Oldenburg Mit einer Entschuldigung hat der Oldenburger Generalintendant Christian Firmbach auf die empörten Reaktionen wegen des geplanten Theaterprojekts über den Högel-Prozess geantwortet. „Das hat Menschen verletzt. Dafür möchte ich mich entschuldigen“, sagte er am Donnerstag im NWZ-Interview. Die Angehörigen der Opfer waren gar nicht informiert.
„Bei den Angehörigen liegen die Nerven blank – in wenigen Tagen treffen sie auf den Mörder ihrer Familienangehörigen“ – Christian Marbach, Sprecher der Opfer-Angehörigen im Högel-Prozess, ist schockiert. Die Nachricht von der geplanten Inszenierung habe er durch Zufall erfahren. Den Zeitpunkt so kurz vor Prozessbeginn findet Marbach nicht passend.
Zweifel an Format
Bislang habe er von keinem Angehörigen, mit denen er gesprochen habe, ein positives Echo gehört. Auch die Aufführung im Februar 2020 sei zeitlich nicht passend. Schließlich gehe es nicht nur um Högel, sondern auch noch um Prozesse gegen weitere Schuldige. Ob ein Theaterstück wirklich das passende Format für ein solch komplexes Thema sei, bezweifelt Marbach.
„Es ist sicher eine Form der Aufarbeitung – aber der Zeitpunkt ist sehr unglücklich“, findet Petra Klein. Sie ist Leiterin der Oldenburger Außenstelle des Weißen Rings und sieht das Theaterprojekt kritisch, insbesondere in der jetzigen Situation, wo ja auch eine Klärung stattfinde. Zudem befürchtet Klein, dass das Theaterstück Niels Högel erneut Aufmerksamkeit geben könnte. Viele der Angehörigen seien immer noch in Trauerarbeit – die Inszenierung könnte wieder alte Wunden aufreißen.

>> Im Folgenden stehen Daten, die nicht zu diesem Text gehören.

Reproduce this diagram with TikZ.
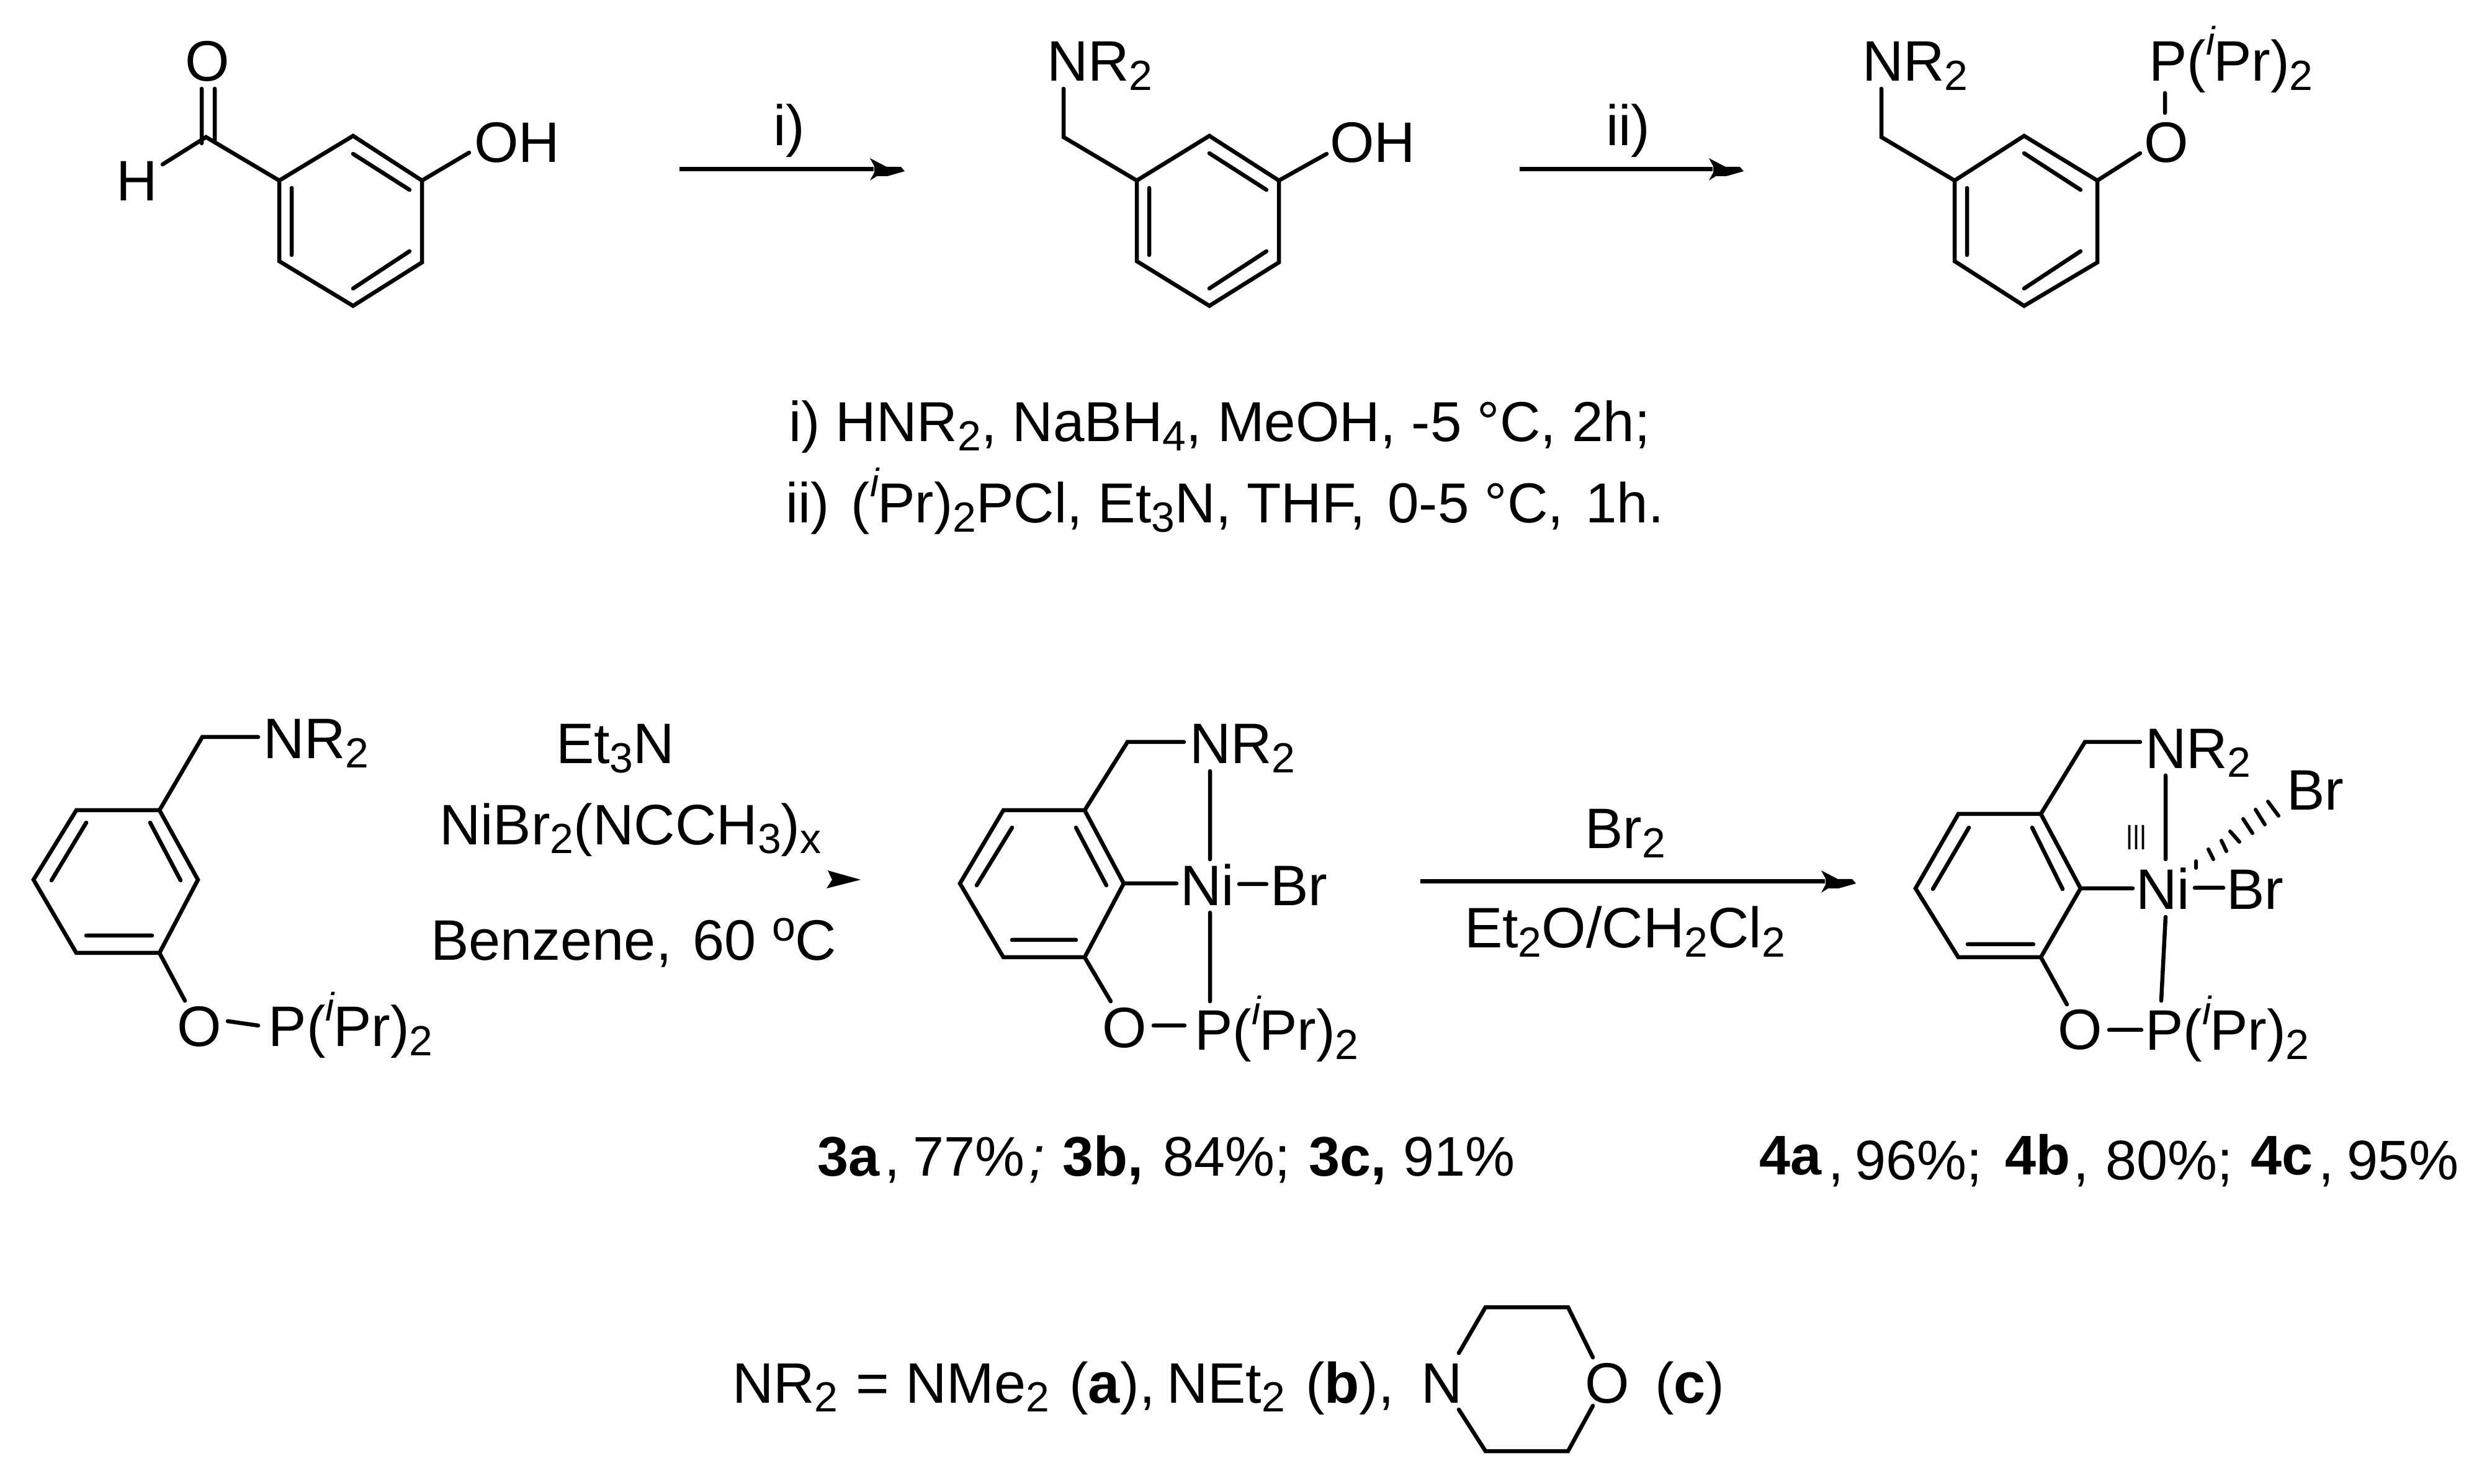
\documentclass[tikz,border=0pt]{standalone}
\usepackage{fontspec}
\setmainfont{Liberation Sans}
\newcommand{\subs}[1]{\raisebox{-1.5pt}{\fontsize{6.8}{7}\selectfont #1}}
\newcommand{\isup}{\raisebox{4.2pt}{\fontsize{6.4}{7}\selectfont\itshape i}\kern-0.2pt}
\newcommand{\PiPr}{P(\isup Pr)\subs{2}}
\newcommand{\NRt}{NR\subs{2}}
\tikzset{
  bond/.style={line width=0.65pt,line cap=round,line join=miter},
  shaft/.style={line width=0.7pt},
  lbl/.style={inner sep=0pt,outer sep=0pt,anchor=base west,xshift=-0.6pt,font=\fontsize{9.2}{10}\selectfont},
  ylbl/.style={lbl,xshift=0.8pt,font=\fontsize{9}{10}\selectfont},
  clbl/.style={lbl,xshift=0.5pt,font=\fontsize{9.08}{10}\selectfont},
  rxnhead/.pic={\fill[black] (0,-18)--(27,-4)--(50,-4)--(56,3)--(28,11)--(11,11)--(0,18)--(7,5)--(7,-5)--cycle;}
}
\begin{document}
\begin{tikzpicture}[x=0.1pt,y=-0.1pt]
\useasboundingbox (0,0) rectangle (4008,2392);
% --- molecule 1
\draw[bond] (450,291)--(569,219)--(680,291)--(680,423)--(569,493)--(450,421)--cycle;
\draw[bond] (470,303)--(470,411) (569,248)--(660,306) (660,405)--(569,465);
\draw[bond] (450,291)--(332,221)--(262,265) (325,143)--(325,231) (346,143)--(346,227) (680,291)--(756,246);
\node[lbl] (m1O) at (304,131) {O};
\node[lbl] (m1H) at (194,324) {H};
\node[lbl] (m1OH) at (770,262) {OH};
% arrow i
\coordinate (a1s) at (1095,273); \coordinate (a1e) at (1408,273);
\draw[shaft] (a1s)--(a1e);
\pic at (1402,273) {rxnhead};
\node[lbl] (t1) at (1252,235) {i)};
% --- molecule 2
\draw[bond] (1832,291)--(1949,219)--(2061,291)--(2061,423)--(1949,493)--(1832,421)--cycle;
\draw[bond] (1852,303)--(1852,411) (1949,247)--(2041,306) (2041,405)--(1949,465);
\draw[bond] (1714,143)--(1714,221)--(1832,291) (2061,291)--(2138,248);
\node[lbl] (m2N) at (1693,131) {\NRt};
\node[lbl] (m2OH) at (2149,262) {OH};
% arrow ii
\coordinate (a2s) at (2449,273); \coordinate (a2e) at (2760,273);
\draw[shaft] (a2s)--(a2e);
\pic at (2754,273) {rxnhead};
\node[lbl] (t2) at (2594,235) {ii)};
% --- molecule 3
\draw[bond] (3150,291)--(3262,219)--(3380,291)--(3380,423)--(3262,493)--(3150,421)--cycle;
\draw[bond] (3170,303)--(3170,411) (3262,247)--(3353,306) (3353,405)--(3262,465);
\draw[bond] (3032,143)--(3032,221)--(3150,291) (3380,291)--(3449,247) (3489,150)--(3489,182);
\node[lbl] (m3N) at (3007,131) {\NRt};
\node[lbl] (m3P) at (3469,131) {\PiPr};
\node[lbl] (m3O) at (3461,262) {O};
% --- conditions
\node[clbl] (c1) at (1272,712) {i) HNR\subs{2}, NaBH\subs{4}, MeOH, -5 °C, 2h;};
\node[clbl] (c2) at (1267,843) {ii)\kern1pt{} (\isup Pr)\subs{2}PCl, Et\subs{3}N, THF,\kern1pt{} 0-5 °C,\kern1pt{} 1h.};
% --- molecule 4
\draw[bond] (257,1306)--(123,1306)--(54,1418)--(123,1536)--(257,1536)--(319,1418)--cycle;
\draw[bond] (139,1326)--(83,1419) (242,1326)--(291,1419) (139,1508)--(245,1508);
\draw[bond] (257,1306)--(326,1188)--(416,1188) (257,1536)--(298,1613) (367,1646)--(416,1653);
\node[lbl] (m4N) at (430,1223) {\NRt};
\node[lbl] (m4O) at (291,1687) {O};
\node[lbl] (m4P) at (439,1687) {\PiPr};
\node[lbl] (r1) at (902,1231) {Et\subs{3}N};
\node[lbl] (r2) at (714,1361) {NiBr\subs{2}(NCCH\subs{3})\subs{x}};
\node[lbl] (r3) at (700,1548) {Benzene, \kern0.8pt{}60 \raisebox{3.2pt}{\fontsize{6.8}{7}\selectfont o}C};
\fill (1334,1403)--(1387,1418)--(1332,1432)--(1341,1418)--cycle;
% --- molecule 5
\draw[bond] (1748,1306)--(1617,1306)--(1547,1424)--(1617,1543)--(1748,1543)--(1811,1424)--cycle;
\draw[bond] (1631,1334)--(1574,1427) (1734,1334)--(1783,1427) (1631,1515)--(1734,1515);
\draw[bond] (1748,1306)--(1817,1196)--(1908,1196) (1811,1424)--(1896,1424) (1997,1425)--(2041,1425);
\draw[bond] (1950,1243)--(1950,1385) (1950,1471)--(1950,1614) (1748,1543)--(1790,1614) (1859,1653)--(1909,1653);
\node[lbl] (m5N) at (1923,1231) {\NRt};
\node[lbl] (m5Ni) at (1908,1459) {Ni};
\node[lbl] (m5Br) at (2053,1459) {Br};
\node[lbl] (m5O) at (1782,1688) {O};
\node[lbl] (m5P) at (1931,1693) {\PiPr};
% arrow 3
\coordinate (a3s) at (2289,1421); \coordinate (a3e) at (2941,1421);
\draw[shaft] (a3s)--(a3e);
\pic at (2935,1421) {rxnhead};
\node[lbl] (r4) at (2560,1368) {Br\subs{2}};
\node[lbl] (r5) at (2366,1528) {Et\subs{2}O/CH\subs{2}Cl\subs{2}};
% --- molecule 6
\draw[bond] (3289,1312)--(3156,1312)--(3087,1432)--(3156,1543)--(3289,1543)--(3353,1432)--cycle;
\draw[bond] (3173,1334)--(3115,1433) (3275,1334)--(3324,1433) (3171,1522)--(3277,1522);
\draw[bond] (3289,1312)--(3360,1196)--(3449,1196) (3353,1432)--(3437,1432) (3537,1431)--(3583,1431);
\draw[bond] (3490,1250)--(3490,1385) (3490,1478)--(3483,1613) (3289,1543)--(3331,1619) (3399,1660)--(3451,1660);
\draw[bond,line width=0.6pt] (3539,1388)--(3539,1399) (3559,1369)--(3567,1385) (3580,1355)--(3588,1372) (3594,1340)--(3609,1357) (3615,1320)--(3630,1343) (3635,1305)--(3650,1329) (3655,1292)--(3672,1315);
\node[lbl] (m6N) at (3463,1238) {\NRt};
\node[lbl,xshift=0.6pt,font=\fontsize{5.7}{6}\selectfont] (m6III) at (3426,1370) {\scalebox{0.7}[1]{III}};
\node[lbl] (m6Ni) at (3448,1466) {Ni};
\node[lbl] (m6Br) at (3594,1466) {Br};
\node[lbl] (m6Brt) at (3691,1306) {Br};
\node[lbl] (m6O) at (3322,1692) {O};
\node[lbl] (m6P) at (3463,1693) {\PiPr};
% --- yields 3
\node[ylbl] (y1) at (1315,1895) {\bfseries 3a};
\node[ylbl] (y2) at (1423,1895) {,};
\node[ylbl] (y3) at (1469,1895) {77\%};
\node[ylbl] (y4) at (1656,1895) {\itshape ;};
\node[ylbl] (y5) at (1710,1895) {\bfseries 3b,};
\node[ylbl] (y6) at (1872,1895) {84\%;};
\node[ylbl] (y7) at (2107,1895) {\bfseries 3c,};
\node[ylbl] (y8) at (2259,1895) {91\%};
% --- yields 4
\node[ylbl] (z1) at (2833,1894) {\bfseries 4a};
\node[ylbl] (z2) at (2944,1902) {,};
\node[ylbl] (z3) at (2987,1902) {96\%;};
\node[ylbl] (z4) at (3229,1894) {\bfseries 4b};
\node[ylbl] (z5) at (3339,1902) {,};
\node[ylbl] (z6) at (3391,1902) {80\%;};
\node[ylbl] (z7) at (3625,1894) {\bfseries 4c};
\node[ylbl] (z8) at (3734,1902) {,};
\node[ylbl] (z9) at (3780,1902) {95\%};
% --- legend
\node[lbl] (l1) at (1186,2261) {\NRt};
\node[lbl] (l2) at (1385,2261) {=};
\node[lbl] (l3) at (1465,2261) {NMe\subs{2}};
\node[lbl] (l4) at (1729,2261) {(\textbf{a}),};
\node[lbl] (l5) at (1886,2261) {NEt\subs{2}};
\node[lbl] (l6) at (2110,2261) {(\textbf{b}),};
\node[lbl] (l7) at (2296,2261) {N};
\node[lbl] (l8) at (2560,2261) {O};
\node[lbl] (l9) at (2673,2261) {(\textbf{c})};
\draw[bond] (2351,2181)--(2394,2107)--(2527,2107)--(2567,2188);
\draw[bond] (2351,2272)--(2394,2339)--(2527,2339)--(2567,2266);
\end{tikzpicture}
\end{document}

Auseinandersetzung mit Zeitgeschichte
„Theater war und ist immer auch Auseinandersetzung mit Zeitgeschichte“, sagt dagegen Christiane Cordes, Leiterin des Amtes für Kultur und Sport der Stadt Oldenburg. Insofern könne auch das schwierige Thema Niels Högel auf die Bühne gebracht werden. „Es sollte aber auf einen sensiblen Umgang mit den Gefühlen der Angehörigen der Opfer geachtet werden.“
Björn Thümler (Berne), niedersächsischer Minister für Wissenschaft und Kultur (CDU) findet das Vorhaben „mutig“. „Es ist seit jeher Aufgabe des Theaters, sich mit aktuellen gesellschaftlichen Themen und Entwicklungen auseinanderzusetzen. Ich begrüße es daher, dass das Staatstheater mit einem freien Theaterkollektiv wie „Werkgruppe2“, die im Bereich des dokumentarischen Theaters profiliert ist, zusammenarbeitet. Die Wahl des Themas ist mutig“, sagt Thümler auf Nachfrage. Er gehe davon aus, „dass sich die Theatermacher diesem äußerst sensiblen Thema auch mit der gebotenen Sensibilität nähern, insbesondere mit Blick auf die Angehörigen der Opfer“.